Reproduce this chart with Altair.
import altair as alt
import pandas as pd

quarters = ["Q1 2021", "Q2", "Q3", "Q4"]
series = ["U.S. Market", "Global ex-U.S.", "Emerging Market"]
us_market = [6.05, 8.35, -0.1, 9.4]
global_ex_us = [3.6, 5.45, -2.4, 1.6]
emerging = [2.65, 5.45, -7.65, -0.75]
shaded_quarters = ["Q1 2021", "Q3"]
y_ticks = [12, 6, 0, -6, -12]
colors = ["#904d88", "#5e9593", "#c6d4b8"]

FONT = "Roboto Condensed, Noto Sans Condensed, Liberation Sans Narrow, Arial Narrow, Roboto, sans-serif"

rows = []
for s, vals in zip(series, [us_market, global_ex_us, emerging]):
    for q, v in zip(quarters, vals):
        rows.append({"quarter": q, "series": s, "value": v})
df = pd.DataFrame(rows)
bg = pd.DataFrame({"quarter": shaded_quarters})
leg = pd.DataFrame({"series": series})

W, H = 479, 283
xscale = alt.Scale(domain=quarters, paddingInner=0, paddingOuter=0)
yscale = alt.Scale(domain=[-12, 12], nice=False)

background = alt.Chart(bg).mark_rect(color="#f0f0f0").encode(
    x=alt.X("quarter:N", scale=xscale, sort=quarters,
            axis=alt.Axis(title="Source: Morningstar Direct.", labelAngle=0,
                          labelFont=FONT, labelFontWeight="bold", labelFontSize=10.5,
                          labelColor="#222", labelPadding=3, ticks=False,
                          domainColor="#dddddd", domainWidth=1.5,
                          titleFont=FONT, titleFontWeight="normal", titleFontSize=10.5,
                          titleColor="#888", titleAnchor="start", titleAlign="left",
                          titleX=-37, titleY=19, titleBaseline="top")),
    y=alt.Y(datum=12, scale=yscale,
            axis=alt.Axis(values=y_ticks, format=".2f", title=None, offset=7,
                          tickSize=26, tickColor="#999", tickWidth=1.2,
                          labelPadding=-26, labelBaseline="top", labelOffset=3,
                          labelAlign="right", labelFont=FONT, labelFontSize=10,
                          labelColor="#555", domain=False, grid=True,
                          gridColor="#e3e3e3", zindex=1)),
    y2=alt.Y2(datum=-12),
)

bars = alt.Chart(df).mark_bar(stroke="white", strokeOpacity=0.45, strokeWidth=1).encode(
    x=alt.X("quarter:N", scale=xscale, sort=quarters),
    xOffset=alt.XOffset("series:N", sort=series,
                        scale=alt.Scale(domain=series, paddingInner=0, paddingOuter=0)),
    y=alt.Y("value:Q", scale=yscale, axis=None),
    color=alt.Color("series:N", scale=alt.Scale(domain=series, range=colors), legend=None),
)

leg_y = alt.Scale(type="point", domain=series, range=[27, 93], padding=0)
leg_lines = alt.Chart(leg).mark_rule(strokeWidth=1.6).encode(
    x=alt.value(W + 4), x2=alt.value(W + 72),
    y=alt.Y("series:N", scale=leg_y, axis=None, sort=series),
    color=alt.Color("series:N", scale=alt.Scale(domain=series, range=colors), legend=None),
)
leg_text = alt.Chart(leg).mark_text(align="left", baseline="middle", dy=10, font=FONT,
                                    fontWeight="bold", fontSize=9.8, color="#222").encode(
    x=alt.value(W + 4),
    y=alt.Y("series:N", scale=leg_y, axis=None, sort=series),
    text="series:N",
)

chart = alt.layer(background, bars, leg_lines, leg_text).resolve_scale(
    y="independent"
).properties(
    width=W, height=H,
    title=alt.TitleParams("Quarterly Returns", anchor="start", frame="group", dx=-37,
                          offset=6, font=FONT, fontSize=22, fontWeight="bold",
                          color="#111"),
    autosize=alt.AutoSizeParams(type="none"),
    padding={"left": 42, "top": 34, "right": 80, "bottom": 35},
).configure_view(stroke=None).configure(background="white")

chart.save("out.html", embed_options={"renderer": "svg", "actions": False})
+--
Your task: Quote the data in full, keeping each word unchanged.

Solution to the problem:
Reproduce this chart with Altair.
import altair as alt
import pandas as pd

quarters = ["Q1 2021", "Q2", "Q3", "Q4"]
series = ["U.S. Market", "Global ex-U.S.", "Emerging Market"]
us_market = [6.05, 8.35, -0.1, 9.4]
global_ex_us = [3.6, 5.45, -2.4, 1.6]
emerging = [2.65, 5.45, -7.65, -0.75]
shaded_quarters = ["Q1 2021", "Q3"]
y_ticks = [12, 6, 0, -6, -12]
colors = ["#904d88", "#5e9593", "#c6d4b8"]

FONT = "Roboto Condensed, Noto Sans Condensed, Liberation Sans Narrow, Arial Narrow, Roboto, sans-serif"

rows = []
for s, vals in zip(series, [us_market, global_ex_us, emerging]):
    for q, v in zip(quarters, vals):
        rows.append({"quarter": q, "series": s, "value": v})
df = pd.DataFrame(rows)
bg = pd.DataFrame({"quarter": shaded_quarters})
leg = pd.DataFrame({"series": series})

W, H = 479, 283
xscale = alt.Scale(domain=quarters, paddingInner=0, paddingOuter=0)
yscale = alt.Scale(domain=[-12, 12], nice=False)

background = alt.Chart(bg).mark_rect(color="#f0f0f0").encode(
    x=alt.X("quarter:N", scale=xscale, sort=quarters,
            axis=alt.Axis(title="Source: Morningstar Direct.", labelAngle=0,
                          labelFont=FONT, labelFontWeight="bold", labelFontSize=10.5,
                          labelColor="#222", labelPadding=3, ticks=False,
                          domainColor="#dddddd", domainWidth=1.5,
                          titleFont=FONT, titleFontWeight="normal", titleFontSize=10.5,
                          titleColor="#888", titleAnchor="start", titleAlign="left",
                          titleX=-37, titleY=19, titleBaseline="top")),
    y=alt.Y(datum=12, scale=yscale,
            axis=alt.Axis(values=y_ticks, format=".2f", title=None, offset=7,
                          tickSize=26, tickColor="#999", tickWidth=1.2,
                          labelPadding=-26, labelBaseline="top", labelOffset=3,
                          labelAlign="right", labelFont=FONT, labelFontSize=10,
                          labelColor="#555", domain=False, grid=True,
                          gridColor="#e3e3e3", zindex=1)),
    y2=alt.Y2(datum=-12),
)

bars = alt.Chart(df).mark_bar(stroke="white", strokeOpacity=0.45, strokeWidth=1).encode(
    x=alt.X("quarter:N", scale=xscale, sort=quarters),
    xOffset=alt.XOffset("series:N", sort=series,
                        scale=alt.Scale(domain=series, paddingInner=0, paddingOuter=0)),
    y=alt.Y("value:Q", scale=yscale, axis=None),
    color=alt.Color("series:N", scale=alt.Scale(domain=series, range=colors), legend=None),
)

leg_y = alt.Scale(type="point", domain=series, range=[27, 93], padding=0)
leg_lines = alt.Chart(leg).mark_rule(strokeWidth=1.6).encode(
    x=alt.value(W + 4), x2=alt.value(W + 72),
    y=alt.Y("series:N", scale=leg_y, axis=None, sort=series),
    color=alt.Color("series:N", scale=alt.Scale(domain=series, range=colors), legend=None),
)
leg_text = alt.Chart(leg).mark_text(align="left", baseline="middle", dy=10, font=FONT,
                                    fontWeight="bold", fontSize=9.8, color="#222").encode(
    x=alt.value(W + 4),
    y=alt.Y("series:N", scale=leg_y, axis=None, sort=series),
    text="series:N",
)

chart = alt.layer(background, bars, leg_lines, leg_text).resolve_scale(
    y="independent"
).properties(
    width=W, height=H,
    title=alt.TitleParams("Quarterly Returns", anchor="start", frame="group", dx=-37,
                          offset=6, font=FONT, fontSize=22, fontWeight="bold",
                          color="#111"),
    autosize=alt.AutoSizeParams(type="none"),
    padding={"left": 42, "top": 34, "right": 80, "bottom": 35},
).configure_view(stroke=None).configure(background="white")

chart.save("out.html", embed_options={"renderer": "svg", "actions": False})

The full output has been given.